Six of 10 markets surveyed showed improvement in affordability, the bank said, with the biggest improvements seen in Calgary, Montreal and Ottawa-Gatineau.
Pockets of affordability emerge
The bank’s gauge of affordability is the percentage of income required for a monthly mortgage payment on a median-priced home, assuming a 25-year amortization and a five-year term.
In Calgary, which has been hit hard by the dramatic drop in oil prices, the the mortgage payment stood at 28.2 per cent of income for the first quarter of this year. That was off by 0.7 percentage points from the last quarter of 2015, and down by 2.2 percentage points from the first three months of last year, the bank said.
‘Montreal homes have become the most affordable in a decade’– National Bank
In Montreal, the first quarter drop was 0.5 percentage points from the end of last year, the same decline seen in the Ottawa-Gatineau area.

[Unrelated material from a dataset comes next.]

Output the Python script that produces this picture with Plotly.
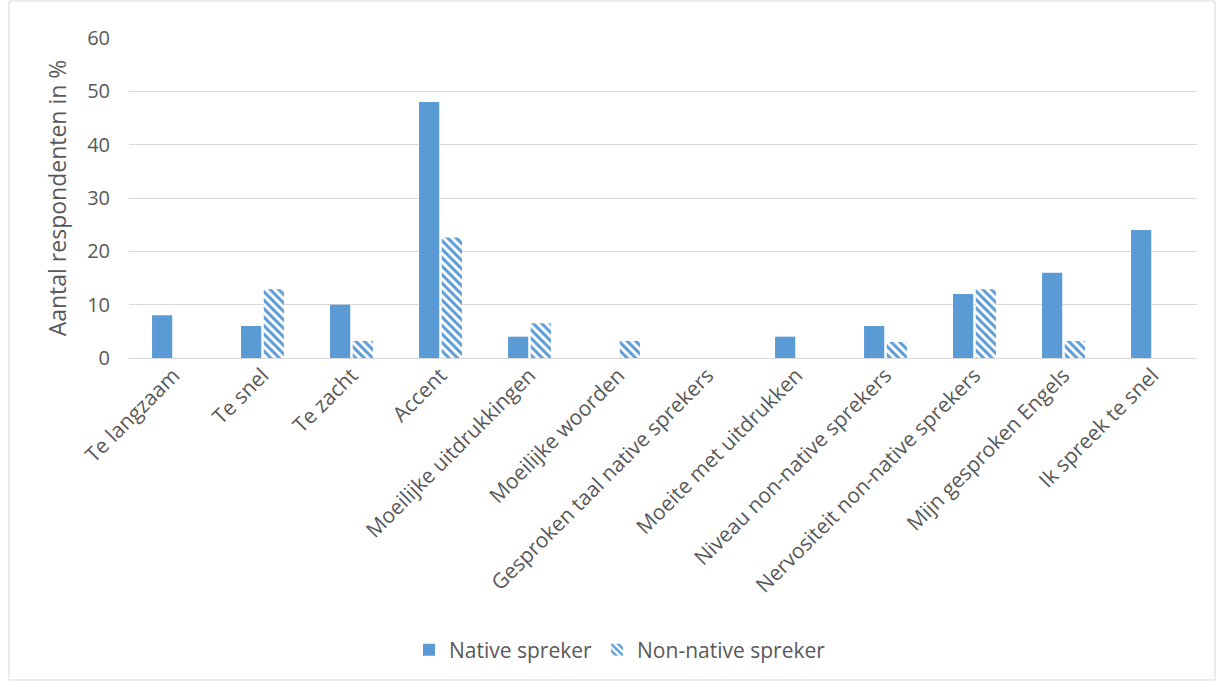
import plotly.graph_objects as go

categories = [
    "Te langzaam", "Te snel", "Te zacht", "Accent", "Moeilijke uitdrukkingen",
    "Moeilijke woorden", "Gesproken taal native sprekers", "Moeite met uitdrukken",
    "Niveau non-native sprekers", "Nervositeit non-native sprekers",
    "Mijn gesproken Engels", "Ik spreek te snel",
]
native = [8, 6, 10, 48, 4, 0, 0, 4, 6, 12, 16, 24]
non_native = [0, 12.9, 3.2, 22.6, 6.5, 3.2, 0, 0, 3.0, 12.9, 3.2, 0]

BLUE = "#5B9BD5"
TXT = "#595959"
FONT = "'Open Sans', sans-serif"

fig = go.Figure()
fig.add_trace(go.Bar(
    x=categories, y=native, name="Native spreker",
    marker=dict(color=BLUE, line=dict(width=0)),
))
fig.add_trace(go.Bar(
    x=categories, y=non_native, name="Non-native spreker",
    marker=dict(color="white", line=dict(width=0),
                pattern=dict(shape="\\", fgcolor=BLUE, bgcolor="white",
                             fgopacity=1, size=6, solidity=0.5,
                             fillmode="overlay")),
))

W, H = 1219, 682
L, R, T, B = 129, 22, 38, 324
pw, ph = W - L - R, H - T - B

def px(x):
    return (x - L) / pw

def py(y):
    return (H - B - y) / ph

fig.add_shape(type="rect", xref="paper", yref="paper",
              x0=px(9), x1=px(1215), y0=py(680), y1=py(1),
              line=dict(color="#D9D9D9", width=1), fillcolor="rgba(0,0,0,0)")

fig.update_layout(
    width=W, height=H,
    margin=dict(l=L, r=R, t=T, b=B),
    paper_bgcolor="white", plot_bgcolor="white",
    font=dict(family=FONT, color=TXT),
    barmode="group", bargap=0.49, bargroupgap=0.11,
    showlegend=True,
    legend=dict(orientation="h", x=px(620), xanchor="center",
                y=py(650), yanchor="middle", font=dict(size=21, color=TXT),
                itemwidth=30, traceorder="normal"),
    xaxis=dict(tickangle=-45, tickfont=dict(size=21, color=TXT),
               showgrid=False, showline=False, ticks=""),
    yaxis=dict(range=[0, 60], dtick=10, tickfont=dict(size=20, color=TXT),
               gridcolor="#D9D9D9", gridwidth=1, zeroline=True,
               zerolinecolor="#D9D9D9", zerolinewidth=1, showline=False,
               ticks="", ticklabelstandoff=18,
               title=dict(text="Aantal respondenten in %",
                          font=dict(size=23, color=TXT), standoff=14)),
)

fig.write_html("out.html")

“Montreal homes have become the most affordable in a decade,” National Bank economists Matthieu Arsenau and Kyle Dahms said in their report.

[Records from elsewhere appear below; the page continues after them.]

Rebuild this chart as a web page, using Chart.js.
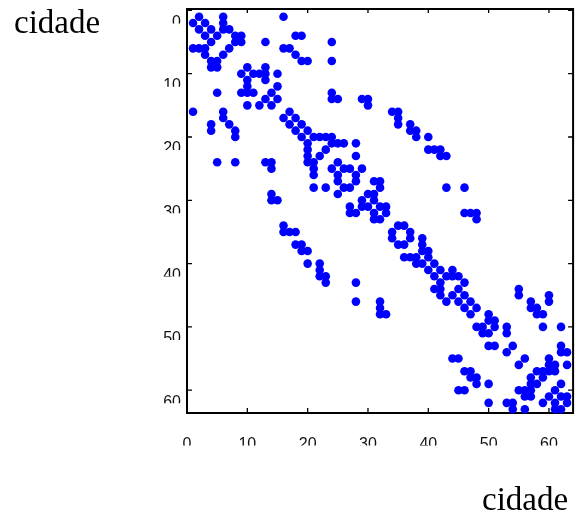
<!DOCTYPE html>
<html>
<head>
<meta charset="utf-8">
<script src="https://cdn.jsdelivr.net/npm/chart.js@4.4.1/dist/chart.umd.min.js"></script>
<style>
  html, body { margin: 0; padding: 0; background: #fff; }
</style>
</head>
<body>
<canvas id="matriz" width="576" height="522"></canvas>
<script>
// rótulos dos eixos
const rotuloEixo = 'cidade';
const ticksEixo = [0, 10, 20, 30, 40, 50, 60];

// ligações entre cidades (linha, coluna) - triângulo superior, a matriz é simétrica
const ligacoes = [
  [1, 2], [1, 6], [1, 16],
  [2, 3], [2, 6],
  [3, 4], [3, 6], [3, 7],
  [4, 5], [4, 8], [4, 9], [4, 18], [4, 19],
  [5, 8], [5, 9], [5, 13], [5, 24],
  [6, 7], [6, 16], [6, 17],
  [7, 18],
  [8, 19], [8, 20], [8, 24],
  [9, 10], [9, 13],
  [10, 11], [10, 12], [10, 13], [10, 15],
  [11, 13],
  [12, 15],
  [13, 14], [13, 24],
  [14, 15], [14, 24], [14, 25], [14, 29], [14, 30],
  [15, 30],
  [16, 17], [16, 34], [16, 35],
  [17, 18], [17, 35],
  [18, 19], [18, 35], [18, 37],
  [19, 20], [19, 37], [19, 38],
  [20, 21], [20, 22], [20, 23], [20, 24], [20, 38], [20, 40],
  [21, 24], [21, 25], [21, 26], [21, 28],
  [22, 23], [22, 40], [22, 41], [22, 42],
  [23, 28], [23, 42], [23, 43],
  [24, 25],
  [25, 26], [25, 27], [25, 29],
  [26, 28],
  [27, 28], [27, 31], [27, 32],
  [28, 32], [28, 43], [28, 46],
  [29, 30], [29, 31],
  [30, 31],
  [31, 32], [31, 33],
  [32, 33], [32, 46], [32, 47], [32, 48],
  [33, 48],
  [34, 35], [34, 36],
  [35, 37],
  [36, 37], [36, 39],
  [37, 39],
  [38, 39], [38, 40],
  [39, 40],
  [40, 41],
  [41, 42], [41, 44],
  [42, 43], [42, 44], [42, 45],
  [43, 46],
  [44, 45], [44, 55],
  [45, 46], [45, 55], [45, 60],
  [46, 47], [46, 57], [46, 60],
  [47, 48], [47, 57], [47, 58],
  [48, 50], [48, 58], [48, 59],
  [49, 50], [49, 51],
  [50, 51], [50, 53], [50, 59], [50, 62],
  [51, 53],
  [53, 54], [53, 62],
  [54, 62], [54, 63],
  [55, 56], [55, 60],
  [56, 60], [56, 61], [56, 63],
  [57, 58], [57, 59], [57, 60], [57, 61],
  [58, 59],
  [59, 62],
  [60, 61],
  [61, 62], [61, 63],
  [62, 63]
];

// cada ligação aparece nas duas posições (i,j) e (j,i)
const pontos = [];
ligacoes.forEach(function(p) {
  pontos.push({ x: p[1], y: p[0] });
  pontos.push({ x: p[0], y: p[1] });
});

// moldura, marcas e textos desenhados a partir das escalas do gráfico
const moldura = {
  id: 'moldura',
  beforeDatasetsDraw(chart) {
    const ctx = chart.ctx;
    const a = chart.chartArea;
    const x = chart.scales.x;
    const y = chart.scales.y;
    const direita = x.getPixelForValue(64);

    ctx.save();
    ctx.strokeStyle = '#000';
    ctx.lineWidth = 2;
    ctx.strokeRect(a.left, a.top, direita - a.left, a.bottom - a.top);

    ctx.lineWidth = 1.3;
    ctx.beginPath();
    ticksEixo.forEach(function(v) {
      const px = x.getPixelForValue(v);
      ctx.moveTo(px, a.bottom); ctx.lineTo(px, a.bottom - 5);
      ctx.moveTo(px, a.top); ctx.lineTo(px, a.top + 4);
      const py = y.getPixelForValue(v);
      ctx.moveTo(a.left, py); ctx.lineTo(a.left + 5, py);
      ctx.moveTo(direita, py); ctx.lineTo(direita - 5, py);
    });
    ctx.stroke();

    // números dos eixos (cortados embaixo, como no original)
    ctx.font = '16px "Liberation Sans", Arial, sans-serif';
    ctx.fillStyle = '#111';
    ctx.textBaseline = 'alphabetic';
    ticksEixo.forEach(function(v) {
      const px = x.getPixelForValue(v);
      ctx.save();
      ctx.beginPath();
      ctx.rect(px - 20, 430, 40, 15.5);
      ctx.clip();
      ctx.textAlign = 'center';
      ctx.fillText(String(v), px, 448.5);
      ctx.restore();

      const py = y.getPixelForValue(v);
      ctx.save();
      ctx.beginPath();
      ctx.rect(150, py + 3, 40, 10);
      ctx.clip();
      ctx.textAlign = 'right';
      ctx.fillText(String(v), 181, py + 16.5);
      ctx.restore();
    });

    // títulos dos eixos
    ctx.font = '33px "Liberation Serif", "Times New Roman", serif';
    ctx.fillStyle = '#000';
    ctx.textAlign = 'left';
    ctx.fillText(rotuloEixo, 14, 33);
    ctx.fillText(rotuloEixo, 482, 510);
    ctx.restore();
  }
};

const ctx = document.getElementById('matriz').getContext('2d');
const grafico = new Chart(ctx, {
  type: 'scatter',
  data: {
    datasets: [{
      data: pontos,
      backgroundColor: '#0000ff',
      borderWidth: 0,
      pointRadius: 4.3,
      pointHoverRadius: 4.3,
      clip: false
    }]
  },
  options: {
    responsive: false,
    animation: false,
    layout: { padding: { left: 187, top: 9, right: 0, bottom: 109 } },
    plugins: {
      legend: { display: false },
      tooltip: { enabled: false }
    },
    scales: {
      x: { type: 'linear', display: false, min: 0, max: 63.77 },
      y: { type: 'linear', display: false, reverse: true, min: -0.22, max: 63.6 }
    }
  },
  plugins: [moldura]
});
</script>
</body>
</html>
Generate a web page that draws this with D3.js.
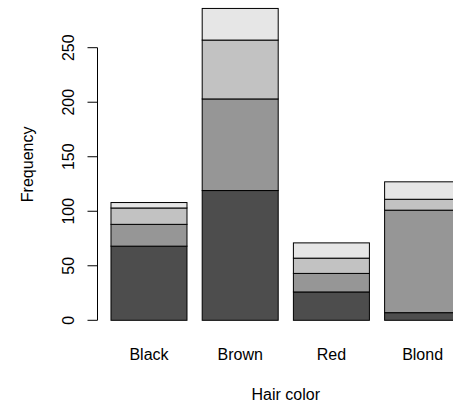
<!DOCTYPE html>
<html>
<head>
<meta charset="utf-8">
<script src="https://cdn.jsdelivr.net/npm/d3@7"></script>
<style>
  html, body { margin: 0; padding: 0; background: #fff; }
  svg { display: block; }
  text { font-family: "Liberation Sans", Arial, sans-serif; font-size: 16px; fill: #000; }
</style>
</head>
<body>
<svg id="chart" width="453" height="404"></svg>
<script>
// Hair colour totals, stacked by eye colour (bottom to top)
const hairColors = ["Black", "Brown", "Red", "Blond"];
const eyeColors = ["Brown", "Blue", "Hazel", "Green"];
const eyeBrown = [68, 119, 26, 7];
const eyeBlue = [20, 84, 17, 94];
const eyeHazel = [15, 54, 14, 10];
const eyeGreen = [5, 29, 14, 16];
const yTicks = [0, 50, 100, 150, 200, 250];
const fills = ["#4D4D4D", "#969696", "#C2C2C2", "#E6E6E6"];

const series = [eyeBrown, eyeBlue, eyeHazel, eyeGreen];
const rows = hairColors.map((h, i) => {
  const r = { hair: h };
  eyeColors.forEach((e, k) => { r[e] = series[k][i]; });
  return r;
});
const stacked = d3.stack().keys(eyeColors)(rows);

const svg = d3.select("#chart");

// bar i spans [0.2 + 1.2 i, 1.2 + 1.2 i] in user units
const x = d3.scaleLinear().domain([0.016, 4.984]).range([97, 474.6]);
const y = d3.scaleLinear().domain([0, 250]).range([320.3, 47.7]);

const g = svg.append("g");
stacked.forEach((layer, k) => {
  g.selectAll(null)
    .data(layer)
    .enter()
    .append("rect")
    .attr("x", (d, i) => x(0.2 + 1.2 * i))
    .attr("width", (d, i) => x(1.2 + 1.2 * i) - x(0.2 + 1.2 * i))
    .attr("y", d => y(d[1]))
    .attr("height", d => y(d[0]) - y(d[1]))
    .attr("fill", fills[k])
    .attr("stroke", "#000")
    .attr("stroke-width", 1);
});

// left axis
const axis = svg.append("g").attr("transform", "translate(97.5,0)");
axis.append("line")
  .attr("x1", 0).attr("x2", 0)
  .attr("y1", y(0)).attr("y2", y(250))
  .attr("stroke", "#000");
axis.selectAll(".tick")
  .data(yTicks)
  .enter()
  .append("line")
  .attr("x1", -10).attr("x2", 0)
  .attr("y1", d => y(d)).attr("y2", d => y(d))
  .attr("stroke", "#000");
svg.selectAll(".ylab")
  .data(yTicks)
  .enter()
  .append("text")
  .attr("transform", d => `translate(73.5,${y(d)}) rotate(-90)`)
  .attr("text-anchor", "middle")
  .text(d => d);

// category labels
svg.selectAll(".xlab")
  .data(hairColors)
  .enter()
  .append("text")
  .attr("x", (d, i) => x(0.7 + 1.2 * i))
  .attr("y", 360)
  .attr("text-anchor", "middle")
  .text(d => d);

// axis titles, centred on the plotting region
svg.append("text")
  .attr("x", x(2.5))
  .attr("y", 400)
  .attr("text-anchor", "middle")
  .text("Hair color");
svg.append("text")
  .attr("transform", `translate(32.7,${y(143)}) rotate(-90)`)
  .attr("text-anchor", "middle")
  .text("Frequency");
</script>
</body>
</html>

They also said Calgary’s percentage of income needed for a monthly payment is now at a record low.
Nationally, the portion of income increased by 0.1 percentage points to 31 per cent in the first three months of the year, the bank said. That followed a increase of 0.8 percentage points in the last three months of 2015.
Meanwhile, Vancouver and Toronto continue to see soaring prices, and eroding afforability, the bank said.